Keeping 5,000 to 10,000 Marines on Okinawa while relocating the rest makes the most strategic sense. Right now, Japanese and American officials in Tokyo and Washington agree; and they have a plan to relocate about 8,000 of the Marines to Guam in the coming years. But a better approach would be to bring those Marines home to California where the inevitable downsizing of the broader U.S. Marine Corps will create space for them at existing bases.
American capabilities in East Asia - the crucial matter - can then be sustained (if not actually enhanced) if Japan and the United States purchase extra equipment for those Marines and place it on maritime prepositioning vessels in Japanese waters where it can be quickly put to sea in the event of conflict and sailed to where forces are needed. Equipment could then be quickly unloaded and the Marines in California could fly over to meet needs even faster than they could currently reach regional hotspots in a place like Korea or Southeast Asia.
The Guam relocation plan is a complex relocation of Marine assets. Not only would almost half the Marines move to American territory about 1,000 miles away, but the remaining Okinawa Marines would use a brand new airfield. The existing site at Futenma Marine Air Station in southern Okinawa, which has over the years become even more surrounded by Japanese urban dwellers than has LaGuardia in New York or National Airport in DC, would close and be replaced by V-shaped airfield constructed on the shore of Henoko Bay near Nago City.
There are however two major problems with the existing plan. First, Okinawan politics will not tolerate it. Not only did voters in Nago City elect in January 2010 a mayor who is adamantly against this new airfield, but also every head of Okinawa’s cities, towns and villages are also opposed. Okinawan Governor Hirokazu Nakaima was re-elected in November 2010 on a platform opposing the current relocation plan; and he is almost certain to reject the upcoming application for a landfill, which is necessary to build the new airfield.
If the Japanese government were to force the construction of proposed Henoko facility, this is likely to provoke a physical clash with anti-base activists and erode the willingness of Okinawans to host more important U.S. bases on Okinawa, such as Kadena Air Force Base.
Second, and just as importantly in the era of American budgetary austerity, the Guam/Henoko plan is way too expensive. Lots of costly construction would be needed to make it happen - about $15 billion for each of the two countries. Keeping U.S. forces at existing bases in Japan is in fact a bargain, since Japan pays most of their local costs and since having Navy and Air Force capabilities in particular in forward-deployed locations is a big net positive for the United States.
They can operate in the region from existing facilities on Okinawa and Japan’s main islands, with aircraft within combat radius of North Korea and the Taiwan Straits and ships within a couple days’ sail of each place.
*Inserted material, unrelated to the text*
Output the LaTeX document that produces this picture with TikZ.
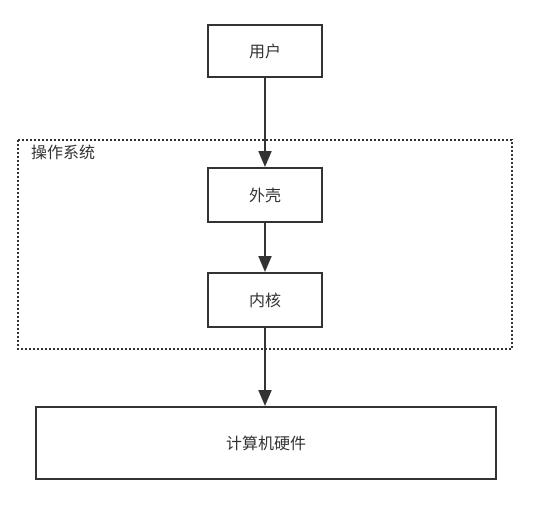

But moving Marines to different places in the region costs big money - money that Washington in particular does not now have.
A better policy would bring much if not most of the Marine combat capability back to America, where the added forces could partly counter what appear to be pending cuts of up to 30,000 in total Marine Corps uniformed strength in the years ahead. If Tokyo and Washington shared in the costs, equipment for the relocating Marines and ships to hold it in Japanese ports until needed could be purchased for around $5 billion, far less than the costs of the new construction projects.
The incorrect perception that the United States was weakening its commitment to the Western Pacific with such a move could be countered in several ways. First, more attack submarines could be located on Guam, as could more unmanned aerial vehicles and various other assets. Second, the capabilities of the maritime prepositioned ships could be widely advertised. Third, America’s potential access to Japanese military and civilian facilities on Okinawa and other Japanese prefectures, already legally permitted, could be beefed up with pre-stationing of more supplies and with a gradual hardening of fuel depots and the like in such places. Fourth, U.S. Marine units could fly from California to Japan on a regular basis to participate in exercises - and many of them could be conducted jointly with Japanese Self-Defense Forces. Other steps are surely possible as well.
It is time that Tokyo and Washington break out of the Okinawa Marine Corps policy swamp, where they have been enmeshed and entrapped far too long. And there is a better way that can save each side around $10 billion in the process. That would make for a meaningful dent in the coming budget reduction process, and make for good strategy and good alliance politics as well.
The views expressed in this article are solely those of Mike Mochizuki and Michael O'Hanlon.